Our former ramen correspondent, Carol Shih, made this observation in July 2013.
North Texas, then, is about 100 years behind the trend, but we’ve fully embraced it now. Thing is, in a city of steaks and hamburgers, a proper bowl of ramen can still prove elusive. In its simplest form, three components make or break a bowl of ramen: the broth (made from chicken, fish, pork, or a combination of all three), the noodles (from thick and straight to curly and thin), and the toppings (seaweed, pork, soft-boiled egg, scallions, corn, ground meat, bamboo shoots, and fish cakes). Ramen differs from region to region in Japan. It’s essentially a culinary tabula rasa that gives the noodle maker room to experiment. Here are the five best results in North Texas, the finest looking bowls we’ve seen. None is a classic Japanese presentation. But, then, there is no such thing as a classic Japanese presentation.

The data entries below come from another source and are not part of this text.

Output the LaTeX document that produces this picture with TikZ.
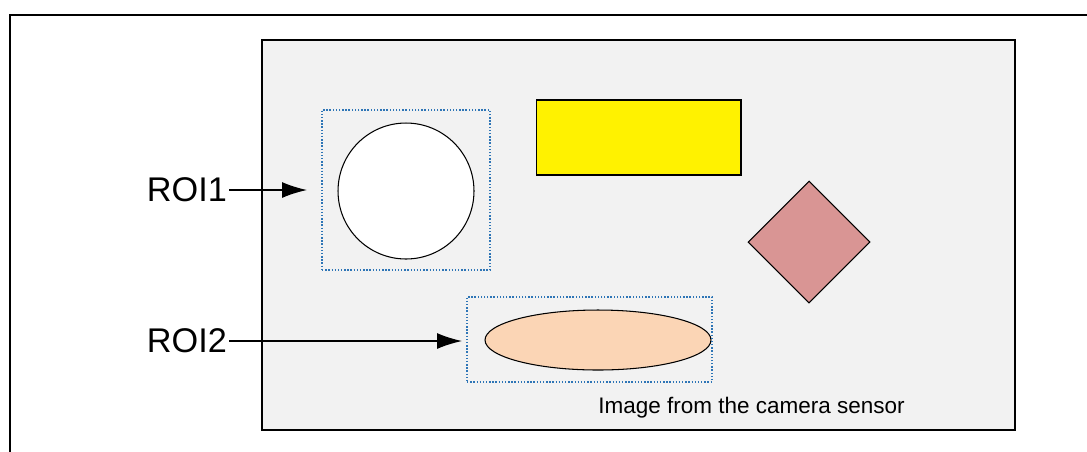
\documentclass[tikz,border=0pt]{standalone}
\usepackage{fontspec}
\setmainfont{Liberation Sans}
\usetikzlibrary{shapes.geometric, arrows.meta}
\definecolor{imgbg}{HTML}{F2F2F2}
\definecolor{roiblue}{HTML}{2E75B6}
\definecolor{rosy}{HTML}{D99594}
\definecolor{peach}{HTML}{FBD5B5}
\tikzset{
  roi/.style={draw=roiblue, densely dotted, thick},
  obj/.style={draw=black, line width=0.6pt},
  roilabel/.style={font=\fontsize{19.5}{22}\selectfont, anchor=east, inner sep=1pt},
  pointer/.style={-{Latex[length=5mm, width=3.2mm]}, line width=0.8pt}
}
\begin{document}
\begin{tikzpicture}[x=0.02cm, y=-0.02cm]

        % Page size
        \useasboundingbox (0,0) rectangle (1087,451);

        % Outer frame
        \draw[line width=1pt] (1100,15) -- (10,15) -- (10,470);

        % Image from the sensor
        \draw[obj, fill=imgbg] (262,40) rectangle (1015,430);
        \node[anchor=south west, font=\fontsize{12.8}{15}\selectfont, inner sep=0] (cap) at (598,419) {Image from the camera sensor};

        % Objects
        \node[obj, circle, fill=white, minimum size=2.72cm, inner sep=0] (circ) at (406,191) {};
        \node[obj, rectangle, fill=yellow, minimum width=4.1cm, minimum height=1.5cm] (rect) at (638.5,137.5) {};
        \node[obj, diamond, fill=rosy, minimum size=2.44cm, inner sep=0] (dia) at (809,242) {};
        \node[obj, ellipse, fill=peach, minimum width=4.52cm, minimum height=1.2cm, inner sep=0] (ell) at (598,340) {};

        % Regions of interest
        \node[roi, minimum width=3.36cm, minimum height=3.2cm] (roi1) at (406,190) {};
        \node[roi, minimum width=4.9cm, minimum height=1.7cm] (roi2) at (589.5,339.5) {};

        % Labels with arrows
        \node[roilabel] (l1) at (229,190) {ROI1};
        \node[roilabel] (l2) at (229,341) {ROI2};
        \coordinate (t1) at (307,190);
        \coordinate (t2) at (462,341);
        \draw[pointer] (l1.east) -- (t1);
        \draw[pointer] (l2.east) -- (t2);

      \end{tikzpicture}
\end{document}
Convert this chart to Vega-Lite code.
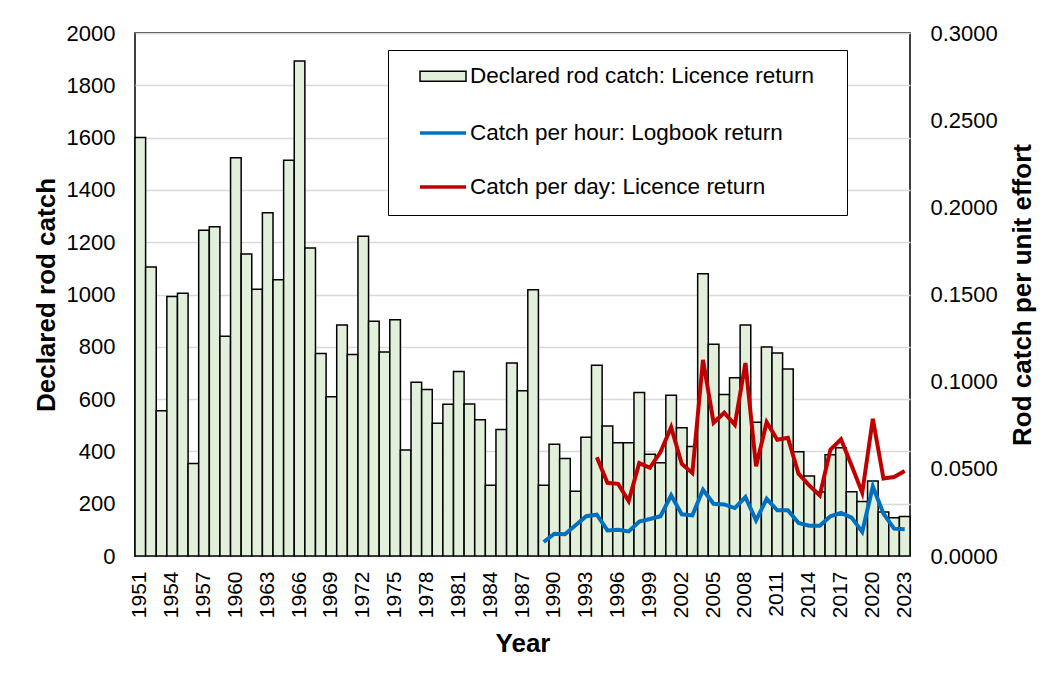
{
  "$schema": "https://vega.github.io/schema/vega-lite/v6.json",
  "autosize": {"type": "none"},
  "width": 775,
  "height": 523,
  "padding": {"left": 135, "top": 33, "right": 148, "bottom": 134},
  "background": "white",
  "config": {
    "view": {"stroke": "#000000", "strokeWidth": 1.5},
    "font": "Liberation Sans",
    "axis": {
      "labelFont": "Liberation Sans",
      "labelColor": "#000000",
      "titleFont": "Liberation Sans",
      "titleColor": "#000000",
      "titleFontWeight": "bold",
      "titleFontSize": 26,
      "ticks": false,
      "domain": false
    },
    "legend": {
      "labelFont": "Liberation Sans",
      "labelColor": "#000000"
    }
  },
  "datasets": {
    "catch": [
      {"year": 1951, "catch": 1600}, {"year": 1952, "catch": 1105}, {"year": 1953, "catch": 555},
      {"year": 1954, "catch": 992}, {"year": 1955, "catch": 1005}, {"year": 1956, "catch": 354},
      {"year": 1957, "catch": 1246}, {"year": 1958, "catch": 1259}, {"year": 1959, "catch": 840},
      {"year": 1960, "catch": 1523}, {"year": 1961, "catch": 1155}, {"year": 1962, "catch": 1020},
      {"year": 1963, "catch": 1313}, {"year": 1964, "catch": 1056}, {"year": 1965, "catch": 1513},
      {"year": 1966, "catch": 1893}, {"year": 1967, "catch": 1178}, {"year": 1968, "catch": 774},
      {"year": 1969, "catch": 609}, {"year": 1970, "catch": 883}, {"year": 1971, "catch": 771},
      {"year": 1972, "catch": 1223}, {"year": 1973, "catch": 898}, {"year": 1974, "catch": 780},
      {"year": 1975, "catch": 903}, {"year": 1976, "catch": 405}, {"year": 1977, "catch": 664},
      {"year": 1978, "catch": 637}, {"year": 1979, "catch": 508}, {"year": 1980, "catch": 580},
      {"year": 1981, "catch": 706}, {"year": 1982, "catch": 581}, {"year": 1983, "catch": 521},
      {"year": 1984, "catch": 271}, {"year": 1985, "catch": 484}, {"year": 1986, "catch": 738},
      {"year": 1987, "catch": 632}, {"year": 1988, "catch": 1018}, {"year": 1989, "catch": 271},
      {"year": 1990, "catch": 427}, {"year": 1991, "catch": 373}, {"year": 1992, "catch": 248},
      {"year": 1993, "catch": 454}, {"year": 1994, "catch": 729}, {"year": 1995, "catch": 497},
      {"year": 1996, "catch": 433}, {"year": 1997, "catch": 433}, {"year": 1998, "catch": 625},
      {"year": 1999, "catch": 389}, {"year": 2000, "catch": 357}, {"year": 2001, "catch": 615},
      {"year": 2002, "catch": 490}, {"year": 2003, "catch": 419}, {"year": 2004, "catch": 1079},
      {"year": 2005, "catch": 810}, {"year": 2006, "catch": 618}, {"year": 2007, "catch": 682},
      {"year": 2008, "catch": 883}, {"year": 2009, "catch": 511}, {"year": 2010, "catch": 799},
      {"year": 2011, "catch": 776}, {"year": 2012, "catch": 715}, {"year": 2013, "catch": 399},
      {"year": 2014, "catch": 306}, {"year": 2015, "catch": 245}, {"year": 2016, "catch": 387},
      {"year": 2017, "catch": 414}, {"year": 2018, "catch": 246}, {"year": 2019, "catch": 208},
      {"year": 2020, "catch": 287}, {"year": 2021, "catch": 168}, {"year": 2022, "catch": 146},
      {"year": 2023, "catch": 151}
    ],
    "cpue": [
      {"year": 1989, "series": "Catch per hour: Logbook return", "value": 0.0080},
      {"year": 1990, "series": "Catch per hour: Logbook return", "value": 0.0128},
      {"year": 1991, "series": "Catch per hour: Logbook return", "value": 0.0125},
      {"year": 1992, "series": "Catch per hour: Logbook return", "value": 0.0176},
      {"year": 1993, "series": "Catch per hour: Logbook return", "value": 0.0228},
      {"year": 1994, "series": "Catch per hour: Logbook return", "value": 0.0237},
      {"year": 1995, "series": "Catch per hour: Logbook return", "value": 0.0147},
      {"year": 1996, "series": "Catch per hour: Logbook return", "value": 0.0150},
      {"year": 1997, "series": "Catch per hour: Logbook return", "value": 0.0141},
      {"year": 1998, "series": "Catch per hour: Logbook return", "value": 0.0198},
      {"year": 1999, "series": "Catch per hour: Logbook return", "value": 0.0212},
      {"year": 2000, "series": "Catch per hour: Logbook return", "value": 0.0228},
      {"year": 2001, "series": "Catch per hour: Logbook return", "value": 0.0348},
      {"year": 2002, "series": "Catch per hour: Logbook return", "value": 0.0239},
      {"year": 2003, "series": "Catch per hour: Logbook return", "value": 0.0233},
      {"year": 2004, "series": "Catch per hour: Logbook return", "value": 0.0380},
      {"year": 2005, "series": "Catch per hour: Logbook return", "value": 0.0300},
      {"year": 2006, "series": "Catch per hour: Logbook return", "value": 0.0296},
      {"year": 2007, "series": "Catch per hour: Logbook return", "value": 0.0275},
      {"year": 2008, "series": "Catch per hour: Logbook return", "value": 0.0338},
      {"year": 2009, "series": "Catch per hour: Logbook return", "value": 0.0204},
      {"year": 2010, "series": "Catch per hour: Logbook return", "value": 0.0328},
      {"year": 2011, "series": "Catch per hour: Logbook return", "value": 0.0262},
      {"year": 2012, "series": "Catch per hour: Logbook return", "value": 0.0262},
      {"year": 2013, "series": "Catch per hour: Logbook return", "value": 0.0189},
      {"year": 2014, "series": "Catch per hour: Logbook return", "value": 0.0174},
      {"year": 2015, "series": "Catch per hour: Logbook return", "value": 0.0174},
      {"year": 2016, "series": "Catch per hour: Logbook return", "value": 0.0228},
      {"year": 2017, "series": "Catch per hour: Logbook return", "value": 0.0247},
      {"year": 2018, "series": "Catch per hour: Logbook return", "value": 0.0220},
      {"year": 2019, "series": "Catch per hour: Logbook return", "value": 0.0138},
      {"year": 2020, "series": "Catch per hour: Logbook return", "value": 0.0399},
      {"year": 2021, "series": "Catch per hour: Logbook return", "value": 0.0243},
      {"year": 2022, "series": "Catch per hour: Logbook return", "value": 0.0157},
      {"year": 2023, "series": "Catch per hour: Logbook return", "value": 0.0154},
      {"year": 1994, "series": "Catch per day: Licence return", "value": 0.0567},
      {"year": 1995, "series": "Catch per day: Licence return", "value": 0.0420},
      {"year": 1996, "series": "Catch per day: Licence return", "value": 0.0414},
      {"year": 1997, "series": "Catch per day: Licence return", "value": 0.0315},
      {"year": 1998, "series": "Catch per day: Licence return", "value": 0.0533},
      {"year": 1999, "series": "Catch per day: Licence return", "value": 0.0506},
      {"year": 2000, "series": "Catch per day: Licence return", "value": 0.0596},
      {"year": 2001, "series": "Catch per day: Licence return", "value": 0.0739},
      {"year": 2002, "series": "Catch per day: Licence return", "value": 0.0529},
      {"year": 2003, "series": "Catch per day: Licence return", "value": 0.0476},
      {"year": 2004, "series": "Catch per day: Licence return", "value": 0.1125},
      {"year": 2005, "series": "Catch per day: Licence return", "value": 0.0765},
      {"year": 2006, "series": "Catch per day: Licence return", "value": 0.0822},
      {"year": 2007, "series": "Catch per day: Licence return", "value": 0.0753},
      {"year": 2008, "series": "Catch per day: Licence return", "value": 0.1107},
      {"year": 2009, "series": "Catch per day: Licence return", "value": 0.0514},
      {"year": 2010, "series": "Catch per day: Licence return", "value": 0.0768},
      {"year": 2011, "series": "Catch per day: Licence return", "value": 0.0667},
      {"year": 2012, "series": "Catch per day: Licence return", "value": 0.0678},
      {"year": 2013, "series": "Catch per day: Licence return", "value": 0.0472},
      {"year": 2014, "series": "Catch per day: Licence return", "value": 0.0405},
      {"year": 2015, "series": "Catch per day: Licence return", "value": 0.0348},
      {"year": 2016, "series": "Catch per day: Licence return", "value": 0.0609},
      {"year": 2017, "series": "Catch per day: Licence return", "value": 0.0669},
      {"year": 2018, "series": "Catch per day: Licence return", "value": 0.0519},
      {"year": 2019, "series": "Catch per day: Licence return", "value": 0.0363},
      {"year": 2020, "series": "Catch per day: Licence return", "value": 0.0787},
      {"year": 2021, "series": "Catch per day: Licence return", "value": 0.0444},
      {"year": 2022, "series": "Catch per day: Licence return", "value": 0.0453},
      {"year": 2023, "series": "Catch per day: Licence return", "value": 0.0487}
    ]
  },
  "layer": [
    {
      "data": {"name": "catch"},
      "mark": {"type": "bar", "stroke": "#000000", "strokeWidth": 1.5},
      "encoding": {
        "x": {
          "field": "year", "type": "ordinal",
          "scale": {"paddingInner": 0, "paddingOuter": 0},
          "axis": {
            "values": [1951, 1954, 1957, 1960, 1963, 1966, 1969, 1972, 1975, 1978, 1981, 1984, 1987, 1990, 1993, 1996, 1999, 2002, 2005, 2008, 2011, 2014, 2017, 2020, 2023],
            "labelAngle": 270,
            "labelFontSize": 21,
            "labelPadding": 15,
            "title": "Year",
            "titlePadding": 13
          }
        },
        "y": {
          "field": "catch", "type": "quantitative",
          "scale": {"domain": [0, 2000], "nice": false},
          "axis": {
            "values": [0, 200, 400, 600, 800, 1000, 1200, 1400, 1600, 1800, 2000],
            "format": "d",
            "labelFontSize": 22,
            "labelPadding": 20,
            "grid": true,
            "gridColor": "#D9D9D9",
            "gridWidth": 1.5,
            "title": "Declared rod catch",
            "titlePadding": 7
          }
        },
        "fill": {
          "datum": "Declared rod catch: Licence return",
          "type": "nominal",
          "scale": {"range": ["#E2EFDA"]},
          "legend": {
            "orient": "none",
            "legendX": 253,
            "legendY": 17,
            "title": null,
            "direction": "vertical",
            "padding": 15,
            "symbolType": "M-2.3,-0.5H2.3V0.5H-2.3Z M38.6,12Z",
            "symbolSize": 400,
            "symbolStrokeColor": "#000000",
            "symbolStrokeWidth": 1.5,
            "symbolOffset": 28.75,
            "labelOffset": 15.75,
            "labelFontSize": 22.5,
            "labelLimit": 600,
            "strokeColor": "#000000",
            "fillColor": "#FFFFFF"
          }
        }
      }
    },
    {
      "data": {"name": "cpue"},
      "mark": {"type": "line", "strokeWidth": 4},
      "encoding": {
        "x": {"field": "year", "type": "ordinal"},
        "y": {
          "field": "value", "type": "quantitative",
          "scale": {"domain": [0, 0.3], "nice": false},
          "axis": {
            "orient": "right",
            "values": [0, 0.05, 0.1, 0.15, 0.2, 0.25, 0.3],
            "format": ".4f",
            "labelFontSize": 22,
            "labelPadding": 20,
            "grid": false,
            "title": "Rod catch per unit effort",
            "titleAngle": 270,
            "titleBaseline": "top",
            "titlePadding": 12
          }
        },
        "stroke": {
          "field": "series", "type": "nominal",
          "scale": {
            "domain": ["Catch per hour: Logbook return", "Catch per day: Licence return"],
            "range": ["#0070C0", "#C00000"]
          },
          "legend": {
            "orient": "none",
            "legendX": 253,
            "legendY": 73,
            "title": null,
            "direction": "vertical",
            "padding": 15,
            "rowPadding": 30,
            "symbolType": "M-2.3,0H2.3",
            "symbolSize": 400,
            "symbolStrokeWidth": 3.5,
            "symbolOffset": 28,
            "labelOffset": 15,
            "labelFontSize": 22.5,
            "labelLimit": 600
          }
        }
      }
    }
  ],
  "resolve": {"scale": {"y": "independent"}, "axis": {"y": "independent"}}
}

Last year, Ramen Hakata opened in Addison. I think it’s worth driving across town to try. This morning we learn from TG that the folks behind Piranha Killer Sushi are opening a ramen shop called Wabi House on Lowest Greenville this spring. Even Justin Holt, the co-sous chef at Lucia, is getting back to the popular pop-up ramen dinners he started four years ago. You can catch his act on March 14 at the Time Out Tavern and March 28 at The Dubliner.